Nava’s book is a tremendous resource, bursting with brilliant ways to eat more greens, as most of us know we probably should. She includes an introduction to an array of greens, tips on preparing each one, plus over 100 recipes. I love this book, and refer to it often.
Now, back to the soup. Onions, garlic, carrots, chickpeas, and diced potatoes simmer away in broth, until tender. Escarole is added during the final moments, along with sliced radicchio. Allow each to barely wilt, and serve immediately to enjoy all of that glorious color, with just a bit of crunch.
Because the greens continue to wilt as the soup cools, on day two, I found adding a handful of leftover petite sweet peas to each bowl created fresh contrast in color and texture. It was lovely served with a rustic loaf of whole grain bread.
You may think most greens are tough or even bitter. Not so with escarole. This is delicate, like lettuce, and if you’ve been trying to find ways to eat more greens – more often, escarole may be your new best friend.

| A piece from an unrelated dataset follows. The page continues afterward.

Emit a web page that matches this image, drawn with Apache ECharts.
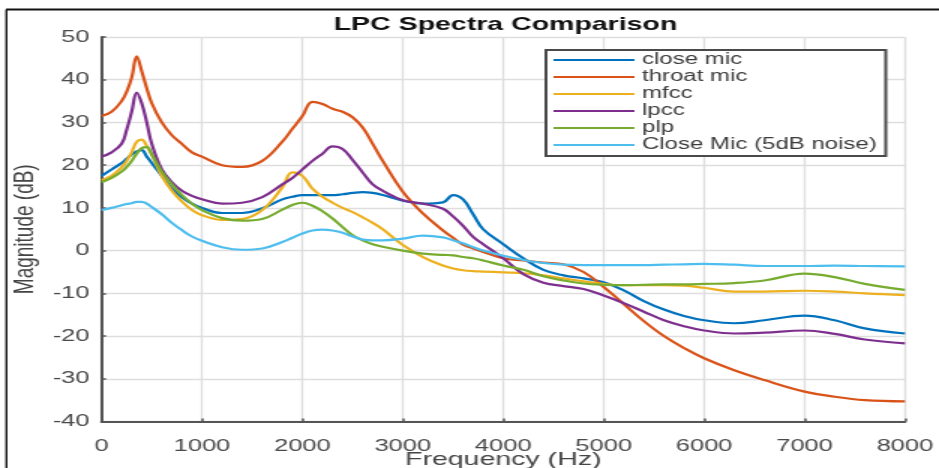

ITALIAN ESCAROLE AND POTATO SOUP
Adapted from Wild About Greens, by Nava Atlas
4 tablespoons water
1 medium onion, diced
1 to 2 cloves garlic, minced
6 medium red potatoes, peeled and diced
2 medium carrots, sliced thinly
1 15-ounce can chickpeas, drained and rinsed
6 cups vegetable broth
1 cup water
1 teaspoon dried basil
1 medium head escarole, coarsely chopped and rinsed
1/2 head radicchio, thinly sliced and rinsed
1/2 cup fresh parsley, minced
salt and pepper to taste
Heat the water in a soup pot, add the onion and sauté over medium high heat until translucent. Add the garlic and continue to sauté until both are golden. Add the potatoes, carrots, chickpeas, broth, water, and basil. Bring to a boil, cover, and reduce heat to simmer for approximately 15 minutes, or until the potatoes and carrots are tender.
Turn off the heat. Stir in the escarole, until just wilted. Add the radicchio and parsley.
Season with salt and pepper. Serve immediately.
Just before serving, smash a few of the potatoes with a potato masher right in the soup pot, to thicken the broth slightly to desired texture.